If leaders are operating without an intermediary, Weinhold recommends establishing context. It’s important to say that “you’re on a growth process. It’s going to be hard for them to give you direct feedback, but you will do everything in your power not to hold that against them.”

Asking for feedback

To solicit opinions, Weinhold recommends using both an informal and formal 360-degree review process. The traditional process involves inviting people to complete an anonymous online questionnaire. It’s valuable to request comments from people below, lateral to and above the leader on the organizational chart.

There are three vital questions to ask:

1. Where do I add value?

2. If you were to pick two or three areas that you think I should focus on that would allow me to deliver better value or performance, what would those areas be?

3. Is there anything else I should know when I’m considering my own performance?

Following this, informal, one-on-one conversations can expand upon the information offered in the formal review. “I encourage people to … a) ask for [conversations with] people that you agree with, b) ask for [conversations with] people that absolutely don’t agree with you, and then [c)] find the right mix in the middle,” Weinhold says. “Your job is to extrapolate from the absolute value of that data.”

Assessing the feedback

Before considering the feedback, it’s valuable to undergo a self-assessment and identify growth areas. Then, with feedback in hand, leaders can assess whether that information is congruent or incongruent with their self-identified growth paths. Next, the leader should consider whether the feedback is going to help their job or role, the company at large and the other people involved to prioritize what they will implement.

Finally, they should set tangible goals. For example, if someone receives feedback that they need to be more “likeable,” that’s vague. So, they could consider setting office hours, engaging in more social time with colleagues and/or attending more work functions to respond to this feedback. It’s important to vocally identify these goals to colleagues and employees. In this example, that could mean saying, “I’m working on my relationships with other people, so you’re going to see me being involved in a different way. Let me know if that feels good or if it feels intrusive or fake.”

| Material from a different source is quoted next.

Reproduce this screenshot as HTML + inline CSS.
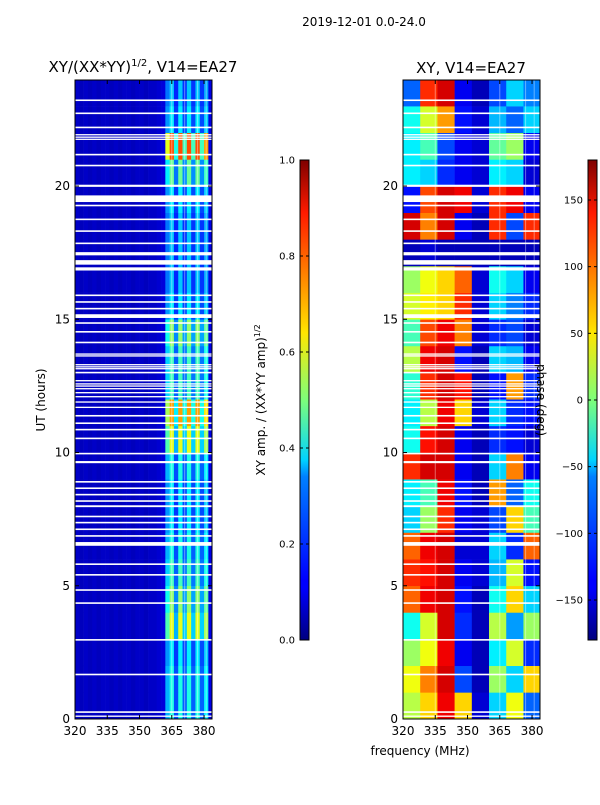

Weinhold says that, if you implement feedback the right way, you can leverage relationships, business, performance, practice and growth faster than you ever could without it.

If the feedback is wholly negative, then the questions get tougher. Weinhold invites the leader to consider whether they can implement the requested changes or if the problem is an issue of fit with the company or the role.

Following up

Once a leader commits to accepting and implementing feedback, Weinhold recommends following up—much more frequently than an annual 360-review. Instead, he suggests touching base quarterly with a handful of people who gave the initial feedback. If the leader isn’t going through a coach, he suggests they approach selected individuals and share what they are working on before requesting a follow-up conversation to discuss results. Because this presents an additional encumbrance for the person providing feedback, it may help to sweeten the deal by offering to buy coffee or lunch.

Weinhold recognizes that most reviews don’t produce results because people stop at the anger and the frustration and the judgment. “I would say feedback is incredibly valuable, but it can be weaponized. Or it can be utilized as a vehicle for growth, and that’s the piece that most people miss,” he says.

After all, as Hastings writes in his book, “It’s when employees begin providing truthful feedback to their leaders that the big benefits of candor really take off.”